**WORK TO BE COMPLETED:**
Of the records that follow, copy only the lines from the line containing "Clone this chart in seaborn and matplotlib." to the line containing "import seaborn as sns", both included, exactly as written.

-------

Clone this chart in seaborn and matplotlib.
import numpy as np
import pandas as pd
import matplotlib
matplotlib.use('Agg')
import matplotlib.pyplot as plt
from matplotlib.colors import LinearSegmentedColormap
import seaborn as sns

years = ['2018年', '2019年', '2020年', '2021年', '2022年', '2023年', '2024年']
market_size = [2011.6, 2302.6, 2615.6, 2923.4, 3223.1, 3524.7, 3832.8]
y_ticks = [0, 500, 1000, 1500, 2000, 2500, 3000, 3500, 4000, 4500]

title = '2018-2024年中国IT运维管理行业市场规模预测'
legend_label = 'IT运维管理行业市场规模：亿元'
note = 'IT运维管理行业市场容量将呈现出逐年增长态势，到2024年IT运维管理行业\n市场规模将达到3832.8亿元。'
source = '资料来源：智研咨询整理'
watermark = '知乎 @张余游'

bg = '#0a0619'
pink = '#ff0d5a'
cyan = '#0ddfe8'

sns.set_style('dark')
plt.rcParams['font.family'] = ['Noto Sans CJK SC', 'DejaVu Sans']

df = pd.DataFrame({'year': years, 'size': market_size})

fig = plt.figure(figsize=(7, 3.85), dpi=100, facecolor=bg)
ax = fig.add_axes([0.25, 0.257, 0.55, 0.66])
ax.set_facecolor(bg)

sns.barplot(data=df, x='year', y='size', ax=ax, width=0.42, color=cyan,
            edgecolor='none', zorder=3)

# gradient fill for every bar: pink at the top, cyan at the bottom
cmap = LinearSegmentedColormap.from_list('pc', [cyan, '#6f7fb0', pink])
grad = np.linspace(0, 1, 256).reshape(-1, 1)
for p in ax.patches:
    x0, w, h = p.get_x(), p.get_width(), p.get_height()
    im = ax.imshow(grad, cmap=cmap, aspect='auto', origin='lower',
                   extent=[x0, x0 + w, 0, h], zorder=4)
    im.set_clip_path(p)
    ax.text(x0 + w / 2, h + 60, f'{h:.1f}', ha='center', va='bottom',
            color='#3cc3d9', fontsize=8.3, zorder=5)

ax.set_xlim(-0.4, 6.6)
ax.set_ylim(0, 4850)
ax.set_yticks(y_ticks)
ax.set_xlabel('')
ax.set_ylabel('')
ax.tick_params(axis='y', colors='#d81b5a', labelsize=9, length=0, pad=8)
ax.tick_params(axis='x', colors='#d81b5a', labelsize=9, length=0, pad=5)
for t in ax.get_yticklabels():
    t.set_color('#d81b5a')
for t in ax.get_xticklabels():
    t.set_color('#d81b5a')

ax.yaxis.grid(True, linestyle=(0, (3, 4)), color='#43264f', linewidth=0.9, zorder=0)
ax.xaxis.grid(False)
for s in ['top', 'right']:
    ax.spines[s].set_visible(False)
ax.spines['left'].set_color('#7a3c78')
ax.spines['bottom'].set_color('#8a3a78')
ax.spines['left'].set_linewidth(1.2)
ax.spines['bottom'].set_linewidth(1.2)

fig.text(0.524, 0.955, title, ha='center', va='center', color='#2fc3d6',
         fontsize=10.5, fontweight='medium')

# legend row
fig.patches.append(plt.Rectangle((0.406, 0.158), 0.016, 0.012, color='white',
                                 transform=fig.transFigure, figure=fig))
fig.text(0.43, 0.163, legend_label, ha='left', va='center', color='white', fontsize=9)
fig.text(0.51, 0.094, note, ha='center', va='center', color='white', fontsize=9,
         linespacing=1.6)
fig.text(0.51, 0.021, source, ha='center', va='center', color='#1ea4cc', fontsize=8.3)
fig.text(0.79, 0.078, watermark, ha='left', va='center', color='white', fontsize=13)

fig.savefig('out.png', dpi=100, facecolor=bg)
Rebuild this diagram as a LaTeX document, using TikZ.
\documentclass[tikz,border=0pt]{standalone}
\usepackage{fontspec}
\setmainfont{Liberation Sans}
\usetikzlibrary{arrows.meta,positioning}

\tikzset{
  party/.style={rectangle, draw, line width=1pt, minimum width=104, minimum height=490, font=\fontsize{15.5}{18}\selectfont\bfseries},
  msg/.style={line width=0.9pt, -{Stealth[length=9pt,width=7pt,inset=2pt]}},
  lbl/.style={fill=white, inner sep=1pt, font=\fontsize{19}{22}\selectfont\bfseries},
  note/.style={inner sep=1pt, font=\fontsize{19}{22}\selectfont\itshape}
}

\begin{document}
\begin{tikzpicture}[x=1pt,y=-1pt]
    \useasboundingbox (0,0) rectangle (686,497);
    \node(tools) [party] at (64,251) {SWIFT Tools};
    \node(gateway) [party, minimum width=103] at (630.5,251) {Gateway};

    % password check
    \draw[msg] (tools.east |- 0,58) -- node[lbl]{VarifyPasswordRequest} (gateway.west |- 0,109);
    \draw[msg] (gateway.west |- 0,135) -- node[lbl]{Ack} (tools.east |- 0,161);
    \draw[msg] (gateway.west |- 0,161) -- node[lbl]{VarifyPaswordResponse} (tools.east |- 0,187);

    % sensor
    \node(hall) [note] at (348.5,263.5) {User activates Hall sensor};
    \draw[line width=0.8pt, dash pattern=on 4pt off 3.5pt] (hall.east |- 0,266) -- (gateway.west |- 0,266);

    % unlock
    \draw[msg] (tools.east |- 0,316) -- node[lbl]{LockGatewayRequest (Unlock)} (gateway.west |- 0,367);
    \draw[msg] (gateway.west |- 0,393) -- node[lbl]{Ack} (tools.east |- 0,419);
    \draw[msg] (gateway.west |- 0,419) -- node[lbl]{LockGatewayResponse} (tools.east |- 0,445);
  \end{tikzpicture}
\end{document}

-------

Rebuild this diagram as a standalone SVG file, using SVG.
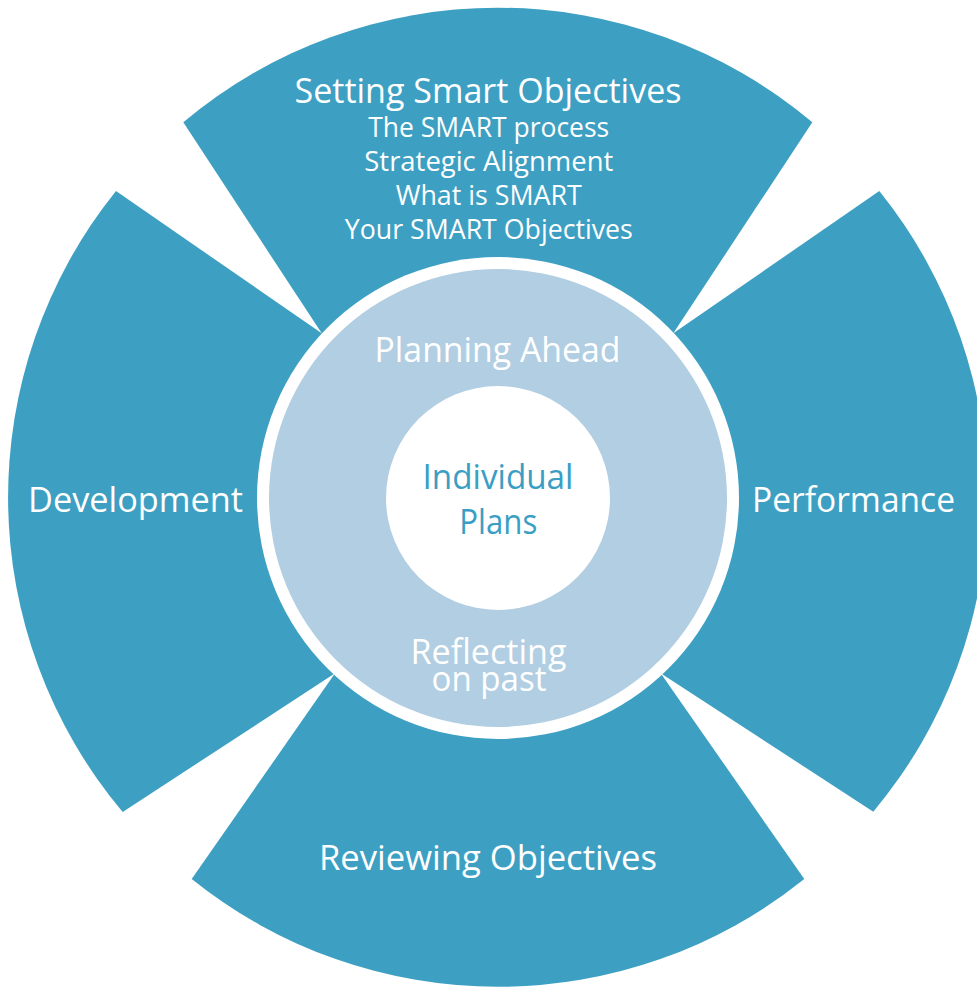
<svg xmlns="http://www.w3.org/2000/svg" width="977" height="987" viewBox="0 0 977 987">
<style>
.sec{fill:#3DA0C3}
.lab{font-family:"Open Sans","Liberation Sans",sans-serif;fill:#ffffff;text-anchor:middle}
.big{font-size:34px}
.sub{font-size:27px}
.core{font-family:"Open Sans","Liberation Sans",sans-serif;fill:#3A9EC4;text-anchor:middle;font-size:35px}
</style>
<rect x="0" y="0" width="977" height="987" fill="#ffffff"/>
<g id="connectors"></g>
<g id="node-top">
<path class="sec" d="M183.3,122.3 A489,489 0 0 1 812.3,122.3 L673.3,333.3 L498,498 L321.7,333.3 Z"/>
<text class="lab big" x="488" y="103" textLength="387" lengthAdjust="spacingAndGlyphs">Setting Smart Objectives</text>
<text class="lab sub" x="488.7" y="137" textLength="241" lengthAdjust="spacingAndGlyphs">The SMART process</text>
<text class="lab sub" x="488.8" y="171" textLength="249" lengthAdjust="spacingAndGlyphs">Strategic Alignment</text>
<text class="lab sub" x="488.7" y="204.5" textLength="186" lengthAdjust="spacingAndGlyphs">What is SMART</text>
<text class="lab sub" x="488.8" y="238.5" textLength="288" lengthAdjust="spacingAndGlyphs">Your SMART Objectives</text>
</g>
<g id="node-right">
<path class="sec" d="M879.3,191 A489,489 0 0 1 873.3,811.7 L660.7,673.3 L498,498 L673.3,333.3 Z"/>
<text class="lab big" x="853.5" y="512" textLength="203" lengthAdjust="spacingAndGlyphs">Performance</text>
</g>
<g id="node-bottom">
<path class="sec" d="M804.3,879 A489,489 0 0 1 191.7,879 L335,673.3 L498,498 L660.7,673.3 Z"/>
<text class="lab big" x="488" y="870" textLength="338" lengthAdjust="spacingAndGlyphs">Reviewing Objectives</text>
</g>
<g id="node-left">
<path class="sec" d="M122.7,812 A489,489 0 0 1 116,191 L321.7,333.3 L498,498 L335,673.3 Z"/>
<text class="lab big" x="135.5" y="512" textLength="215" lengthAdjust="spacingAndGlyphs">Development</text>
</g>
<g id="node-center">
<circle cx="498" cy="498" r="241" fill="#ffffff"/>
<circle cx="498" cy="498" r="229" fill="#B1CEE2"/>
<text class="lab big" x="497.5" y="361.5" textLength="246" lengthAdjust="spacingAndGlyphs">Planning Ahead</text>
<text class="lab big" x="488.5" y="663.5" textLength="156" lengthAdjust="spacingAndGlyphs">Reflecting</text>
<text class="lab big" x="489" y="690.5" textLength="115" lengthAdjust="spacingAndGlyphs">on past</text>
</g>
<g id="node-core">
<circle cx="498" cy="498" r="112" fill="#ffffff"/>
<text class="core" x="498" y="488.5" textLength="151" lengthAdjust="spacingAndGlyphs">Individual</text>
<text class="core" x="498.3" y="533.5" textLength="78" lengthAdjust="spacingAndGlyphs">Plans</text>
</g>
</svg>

-------

**EXERCISE RESULT:**
Clone this chart in seaborn and matplotlib.
import numpy as np
import pandas as pd
import matplotlib
matplotlib.use('Agg')
import matplotlib.pyplot as plt
from matplotlib.colors import LinearSegmentedColormap
import seaborn as sns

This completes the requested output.